As the market continues to only go up or sideways (down is unfashionable), the NASDAQ is making a run for October 2007 highs of 2817. As I type, the index is about 5.5% away... at current pace we would be there by the 2nd week of January 2011 or so.
[click to enlarge]
Of course we are still a tad bit off all time highs in the NASDAQ....ahem.

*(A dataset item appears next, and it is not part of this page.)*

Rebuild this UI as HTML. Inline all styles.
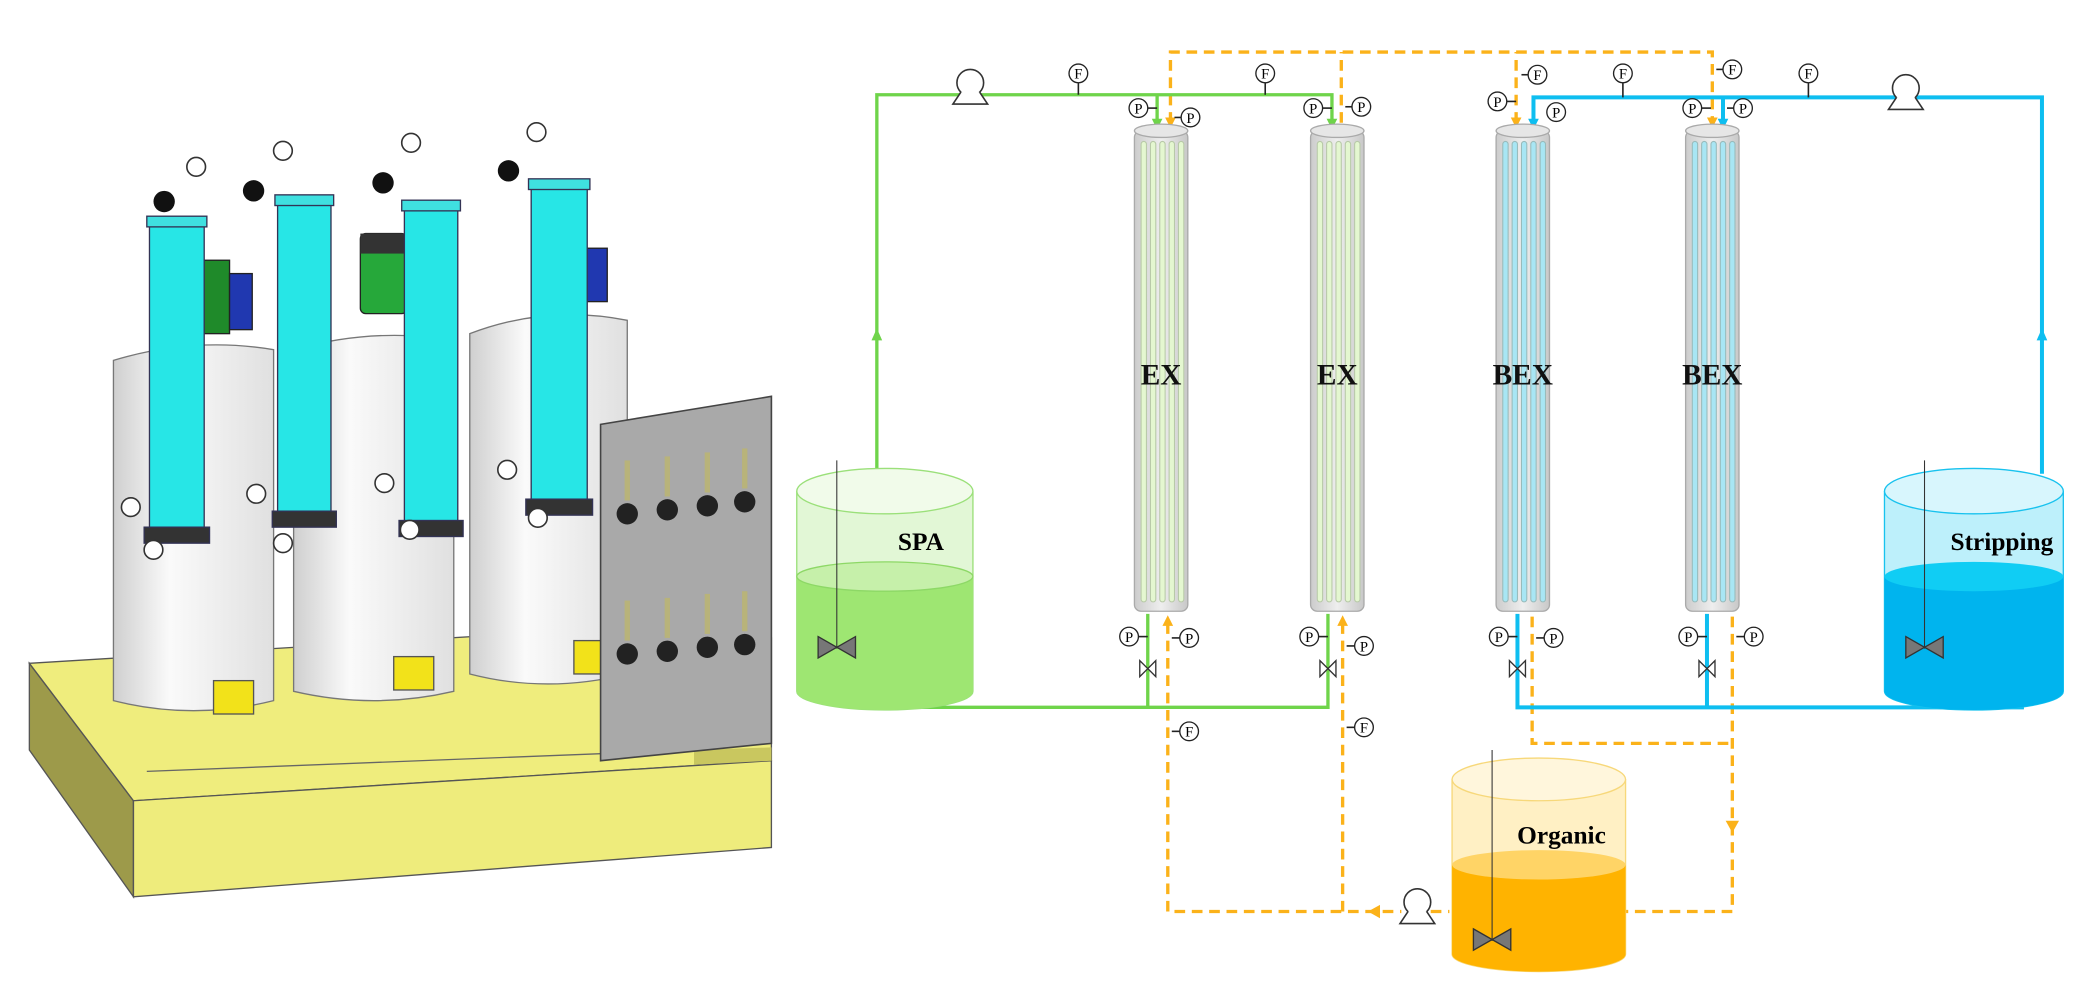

We now appear to be operating under the Alan Greenspan model of 1999 (although we replaced the phantom enemy of Y2K with deflation), although with the debt overhang in the real economy Ben is probably going to have to go to QE4 or QE5 to match the incredible 'prosperity' that Alan gave us in 99 and early 00, at least on the NASDAQ. He is going to have a much easier time banging the S&P 500 higher since the speculator class of the last decade was busy bidding up Pets.com rather than Caterpillar. At current pace, the index should be able to surpass all time highs by mid 2011 as we rally 5-7% every month. (ok ok bears, we'll give you one month of -5% somewhere in first half 2011 just so you won't go home crying) That will be just about the time QE2 ends and the cries from the speculator class for QE3 begin. (I don't care if oil is $125, GDP is 4% and S&P is 1800, just give me more steroids!) Actually it is going to be pretty bemusing to see markets at all time highs with unemployment over 9% - talk about the two worlds of Wall Street and Main Street. But indeed this is the corporate nirvana we have worked towards, and we're achieving it.
(if you are curious, the Russell 2000 is only 7.5% away from all time highs... with the 35% move since end of August, that should mean new highs in about 6 weeks at current pace)
Party on Garth....
edit: NASDAQ in gold terms - not so impressive last 3 years. Thankfully everything is priced in dollars so we can be giddy about losing the value of the dollar while making it up in stock prices. We're actually lower than summer 2009 priced in a non fiat currency.